WHAT YOU WILL DO: Take the lines from the top down to and including the one with "(department) at (916,213)" and repeat them exactly. Omit images.

SUPPLIED DATA:
____

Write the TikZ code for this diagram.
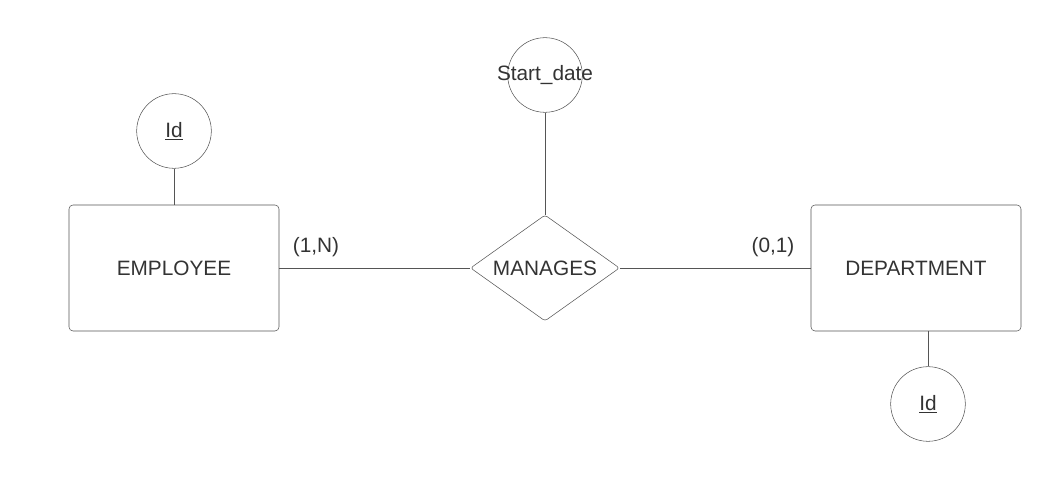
\documentclass[tikz,border=0pt]{standalone}
\usepackage{fontspec}
\setmainfont{Liberation Sans}
\usetikzlibrary{shapes.geometric}
\definecolor{linegray}{HTML}{555555}
\definecolor{textgray}{HTML}{333333}

\begin{document}
\begin{tikzpicture}[x=0.75pt,y=0.75pt,
  every node/.style={text=textgray,font=\fontsize{15.6pt}{18pt}\selectfont},
  entity/.style={draw=linegray,rectangle,rounded corners=3pt,minimum width=157.5pt,minimum height=94.5pt,inner sep=0pt},
  attrib/.style={draw=linegray,circle,minimum size=56pt,inner sep=0pt},
  relation/.style={draw=linegray,diamond,rounded corners=2pt,minimum width=111.75pt,minimum height=79.5pt,inner sep=0pt},
  link/.style={draw=linegray,line width=0.6pt}]

% fix the page to the size of the reference
\useasboundingbox (0,0) rectangle (1040,481);

% the two entities
\node[entity] (employee) at (174,213) {EMPLOYEE};
\node[entity] (department) at (916,213) {DEPARTMENT};

% the relation between them
\node[relation] (manages) at (545,213) {\makebox[0pt]{MANAGES}};

% the attributes
\node[attrib] (empid) at (174,350) {\underline{Id}};
\node[attrib] (startdate) at (545,406) {\makebox[0pt]{Start\_date}};
\node[attrib] (depid) at (928,77) {\underline{Id}};

% the connecting lines
\draw[link] (employee.east) -- (manages.west);
\draw[link] (manages.east) -- (department.west);
\draw[link] (empid.south) -- (employee.north);
\draw[link] (startdate.south) -- (manages.north);
\draw[link] (depid.north) -- (department.south -| depid.north);

% the cardinalities
\node (empcard) at (316,234) {(1,N)};
\node (depcard) at (773,234) {(0,1)};

\end{tikzpicture}
\end{document}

____

COMPLETE OUTPUT:
Write the TikZ code for this diagram.
\documentclass[tikz,border=0pt]{standalone}
\usepackage{fontspec}
\setmainfont{Liberation Sans}
\usetikzlibrary{shapes.geometric}
\definecolor{linegray}{HTML}{555555}
\definecolor{textgray}{HTML}{333333}

\begin{document}
\begin{tikzpicture}[x=0.75pt,y=0.75pt,
  every node/.style={text=textgray,font=\fontsize{15.6pt}{18pt}\selectfont},
  entity/.style={draw=linegray,rectangle,rounded corners=3pt,minimum width=157.5pt,minimum height=94.5pt,inner sep=0pt},
  attrib/.style={draw=linegray,circle,minimum size=56pt,inner sep=0pt},
  relation/.style={draw=linegray,diamond,rounded corners=2pt,minimum width=111.75pt,minimum height=79.5pt,inner sep=0pt},
  link/.style={draw=linegray,line width=0.6pt}]

% fix the page to the size of the reference
\useasboundingbox (0,0) rectangle (1040,481);

% the two entities
\node[entity] (employee) at (174,213) {EMPLOYEE};
\node[entity] (department) at (916,213) {DEPARTMENT};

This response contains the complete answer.